## BEGIN Dataset content

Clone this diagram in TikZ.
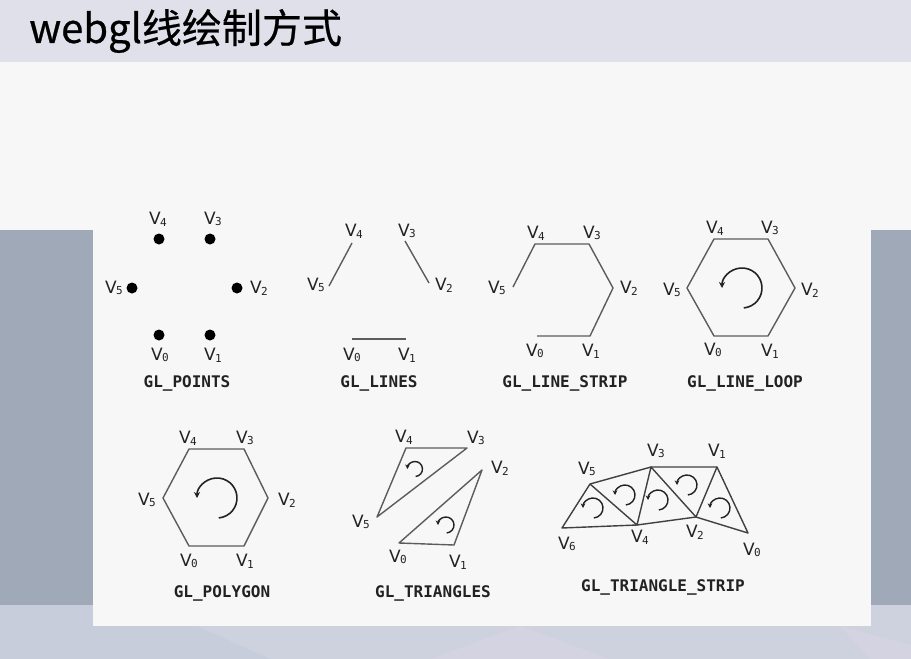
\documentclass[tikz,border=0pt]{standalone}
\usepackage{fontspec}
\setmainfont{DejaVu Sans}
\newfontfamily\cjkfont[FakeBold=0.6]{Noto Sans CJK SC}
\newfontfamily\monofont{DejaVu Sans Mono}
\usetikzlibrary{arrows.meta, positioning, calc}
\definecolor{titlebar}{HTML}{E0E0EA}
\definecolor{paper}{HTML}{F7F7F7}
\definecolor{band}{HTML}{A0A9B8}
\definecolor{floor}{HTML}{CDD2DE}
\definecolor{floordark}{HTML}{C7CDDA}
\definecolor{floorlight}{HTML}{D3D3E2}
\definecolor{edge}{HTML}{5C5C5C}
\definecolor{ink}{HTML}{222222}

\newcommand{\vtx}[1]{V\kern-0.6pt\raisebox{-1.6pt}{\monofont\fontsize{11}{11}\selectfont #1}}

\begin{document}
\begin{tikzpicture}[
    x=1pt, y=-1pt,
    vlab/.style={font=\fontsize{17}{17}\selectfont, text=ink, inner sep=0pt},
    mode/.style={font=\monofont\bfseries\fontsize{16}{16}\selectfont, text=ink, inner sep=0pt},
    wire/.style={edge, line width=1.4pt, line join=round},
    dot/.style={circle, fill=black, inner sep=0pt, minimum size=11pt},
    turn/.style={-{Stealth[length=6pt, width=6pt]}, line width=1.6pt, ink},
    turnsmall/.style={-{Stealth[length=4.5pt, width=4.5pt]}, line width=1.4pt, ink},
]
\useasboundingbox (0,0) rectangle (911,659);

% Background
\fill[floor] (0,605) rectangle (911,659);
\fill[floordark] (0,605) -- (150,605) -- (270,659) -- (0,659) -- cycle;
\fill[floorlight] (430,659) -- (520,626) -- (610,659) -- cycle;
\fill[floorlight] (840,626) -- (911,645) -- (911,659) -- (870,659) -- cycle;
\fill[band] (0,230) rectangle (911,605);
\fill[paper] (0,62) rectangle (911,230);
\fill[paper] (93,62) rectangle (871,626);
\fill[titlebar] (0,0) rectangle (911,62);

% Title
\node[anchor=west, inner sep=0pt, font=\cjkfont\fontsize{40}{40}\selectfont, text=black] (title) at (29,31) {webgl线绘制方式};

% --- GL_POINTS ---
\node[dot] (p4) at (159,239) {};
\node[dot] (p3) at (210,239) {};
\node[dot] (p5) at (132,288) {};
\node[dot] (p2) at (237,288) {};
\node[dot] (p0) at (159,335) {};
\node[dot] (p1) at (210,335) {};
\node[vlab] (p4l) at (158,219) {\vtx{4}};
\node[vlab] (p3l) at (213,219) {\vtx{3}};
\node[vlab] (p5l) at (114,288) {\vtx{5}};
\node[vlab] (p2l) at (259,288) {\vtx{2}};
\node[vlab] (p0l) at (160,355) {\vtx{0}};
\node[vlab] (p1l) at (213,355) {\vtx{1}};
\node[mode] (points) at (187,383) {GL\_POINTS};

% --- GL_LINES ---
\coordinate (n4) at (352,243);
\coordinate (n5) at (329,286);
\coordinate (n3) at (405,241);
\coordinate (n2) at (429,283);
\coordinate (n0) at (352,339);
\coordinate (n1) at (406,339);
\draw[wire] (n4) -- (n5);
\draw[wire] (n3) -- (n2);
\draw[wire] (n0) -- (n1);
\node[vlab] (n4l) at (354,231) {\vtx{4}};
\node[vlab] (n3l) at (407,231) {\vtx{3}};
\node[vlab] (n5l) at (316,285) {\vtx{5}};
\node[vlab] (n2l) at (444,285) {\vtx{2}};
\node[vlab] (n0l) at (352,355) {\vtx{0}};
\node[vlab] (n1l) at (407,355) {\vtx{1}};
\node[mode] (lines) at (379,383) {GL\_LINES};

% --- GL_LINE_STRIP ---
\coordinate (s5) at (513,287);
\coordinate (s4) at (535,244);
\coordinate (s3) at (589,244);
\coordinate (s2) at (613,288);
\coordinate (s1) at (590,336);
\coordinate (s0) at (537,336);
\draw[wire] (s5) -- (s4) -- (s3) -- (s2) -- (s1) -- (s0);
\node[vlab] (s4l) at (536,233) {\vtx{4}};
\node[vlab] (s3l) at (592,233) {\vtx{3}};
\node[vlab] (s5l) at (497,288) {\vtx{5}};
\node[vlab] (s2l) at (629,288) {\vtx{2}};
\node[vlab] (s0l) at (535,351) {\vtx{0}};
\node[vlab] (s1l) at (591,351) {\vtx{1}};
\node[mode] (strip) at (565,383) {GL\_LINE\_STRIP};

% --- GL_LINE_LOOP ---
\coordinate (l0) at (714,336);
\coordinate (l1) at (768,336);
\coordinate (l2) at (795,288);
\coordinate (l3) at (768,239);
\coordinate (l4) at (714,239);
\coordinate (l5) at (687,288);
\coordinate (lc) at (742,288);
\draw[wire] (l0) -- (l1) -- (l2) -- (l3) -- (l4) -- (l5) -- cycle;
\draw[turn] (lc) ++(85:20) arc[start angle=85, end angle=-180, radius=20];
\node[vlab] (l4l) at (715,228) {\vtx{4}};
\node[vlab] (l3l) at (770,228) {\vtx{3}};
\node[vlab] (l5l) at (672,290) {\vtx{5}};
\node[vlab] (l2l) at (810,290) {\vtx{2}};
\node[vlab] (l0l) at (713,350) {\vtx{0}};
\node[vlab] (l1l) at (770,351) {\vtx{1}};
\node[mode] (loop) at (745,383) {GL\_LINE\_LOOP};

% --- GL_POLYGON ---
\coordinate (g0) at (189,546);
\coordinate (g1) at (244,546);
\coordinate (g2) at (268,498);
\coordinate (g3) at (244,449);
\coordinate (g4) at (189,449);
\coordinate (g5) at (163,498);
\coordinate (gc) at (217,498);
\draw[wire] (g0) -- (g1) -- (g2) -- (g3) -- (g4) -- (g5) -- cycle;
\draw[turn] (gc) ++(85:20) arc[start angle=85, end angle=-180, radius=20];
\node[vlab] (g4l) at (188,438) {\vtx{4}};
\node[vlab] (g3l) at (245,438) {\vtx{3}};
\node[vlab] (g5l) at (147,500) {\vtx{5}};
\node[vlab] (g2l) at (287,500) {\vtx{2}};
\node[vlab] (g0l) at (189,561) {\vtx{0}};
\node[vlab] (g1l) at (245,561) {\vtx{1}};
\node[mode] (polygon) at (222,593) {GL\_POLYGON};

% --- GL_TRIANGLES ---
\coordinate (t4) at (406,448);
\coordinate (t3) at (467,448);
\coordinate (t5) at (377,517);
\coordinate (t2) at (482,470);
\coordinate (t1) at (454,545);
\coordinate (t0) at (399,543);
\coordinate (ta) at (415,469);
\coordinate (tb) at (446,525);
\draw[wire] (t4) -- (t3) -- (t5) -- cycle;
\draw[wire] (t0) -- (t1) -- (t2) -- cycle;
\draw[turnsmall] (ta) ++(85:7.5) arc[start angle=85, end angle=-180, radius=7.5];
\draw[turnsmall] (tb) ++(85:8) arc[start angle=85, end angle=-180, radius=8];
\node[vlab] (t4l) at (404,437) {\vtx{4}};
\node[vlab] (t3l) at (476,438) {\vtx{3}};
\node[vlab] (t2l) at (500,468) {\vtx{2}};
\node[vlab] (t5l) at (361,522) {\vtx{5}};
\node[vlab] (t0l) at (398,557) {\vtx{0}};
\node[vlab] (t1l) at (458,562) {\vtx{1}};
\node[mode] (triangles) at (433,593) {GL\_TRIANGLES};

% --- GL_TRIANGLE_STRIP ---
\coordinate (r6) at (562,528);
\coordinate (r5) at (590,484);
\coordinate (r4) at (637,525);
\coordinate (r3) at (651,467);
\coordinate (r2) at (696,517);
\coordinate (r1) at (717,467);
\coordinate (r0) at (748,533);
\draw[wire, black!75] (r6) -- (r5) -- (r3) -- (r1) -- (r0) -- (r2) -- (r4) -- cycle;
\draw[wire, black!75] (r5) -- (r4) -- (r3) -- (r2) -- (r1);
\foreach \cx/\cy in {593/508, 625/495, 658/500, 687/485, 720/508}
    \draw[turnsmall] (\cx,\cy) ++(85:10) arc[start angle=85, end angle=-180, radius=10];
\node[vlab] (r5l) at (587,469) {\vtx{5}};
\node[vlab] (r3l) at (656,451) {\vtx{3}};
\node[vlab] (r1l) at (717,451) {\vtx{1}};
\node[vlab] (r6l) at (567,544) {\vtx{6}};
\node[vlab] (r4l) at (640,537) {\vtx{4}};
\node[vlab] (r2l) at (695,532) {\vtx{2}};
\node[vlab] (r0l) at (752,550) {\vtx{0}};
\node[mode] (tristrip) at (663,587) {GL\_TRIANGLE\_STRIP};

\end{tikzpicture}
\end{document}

## END Dataset content

### What to produce:
Repeat the listing above from its first line through the line that contains "text=black] (title) at", both included, and nothing more. Drop the pictures.

### Response to the exercise:
Clone this diagram in TikZ.
\documentclass[tikz,border=0pt]{standalone}
\usepackage{fontspec}
\setmainfont{DejaVu Sans}
\newfontfamily\cjkfont[FakeBold=0.6]{Noto Sans CJK SC}
\newfontfamily\monofont{DejaVu Sans Mono}
\usetikzlibrary{arrows.meta, positioning, calc}
\definecolor{titlebar}{HTML}{E0E0EA}
\definecolor{paper}{HTML}{F7F7F7}
\definecolor{band}{HTML}{A0A9B8}
\definecolor{floor}{HTML}{CDD2DE}
\definecolor{floordark}{HTML}{C7CDDA}
\definecolor{floorlight}{HTML}{D3D3E2}
\definecolor{edge}{HTML}{5C5C5C}
\definecolor{ink}{HTML}{222222}

\newcommand{\vtx}[1]{V\kern-0.6pt\raisebox{-1.6pt}{\monofont\fontsize{11}{11}\selectfont #1}}

\begin{document}
\begin{tikzpicture}[
    x=1pt, y=-1pt,
    vlab/.style={font=\fontsize{17}{17}\selectfont, text=ink, inner sep=0pt},
    mode/.style={font=\monofont\bfseries\fontsize{16}{16}\selectfont, text=ink, inner sep=0pt},
    wire/.style={edge, line width=1.4pt, line join=round},
    dot/.style={circle, fill=black, inner sep=0pt, minimum size=11pt},
    turn/.style={-{Stealth[length=6pt, width=6pt]}, line width=1.6pt, ink},
    turnsmall/.style={-{Stealth[length=4.5pt, width=4.5pt]}, line width=1.4pt, ink},
]
\useasboundingbox (0,0) rectangle (911,659);

% Background
\fill[floor] (0,605) rectangle (911,659);
\fill[floordark] (0,605) -- (150,605) -- (270,659) -- (0,659) -- cycle;
\fill[floorlight] (430,659) -- (520,626) -- (610,659) -- cycle;
\fill[floorlight] (840,626) -- (911,645) -- (911,659) -- (870,659) -- cycle;
\fill[band] (0,230) rectangle (911,605);
\fill[paper] (0,62) rectangle (911,230);
\fill[paper] (93,62) rectangle (871,626);
\fill[titlebar] (0,0) rectangle (911,62);

% Title
\node[anchor=west, inner sep=0pt, font=\cjkfont\fontsize{40}{40}\selectfont, text=black] (title) at (29,31) {webgl线绘制方式};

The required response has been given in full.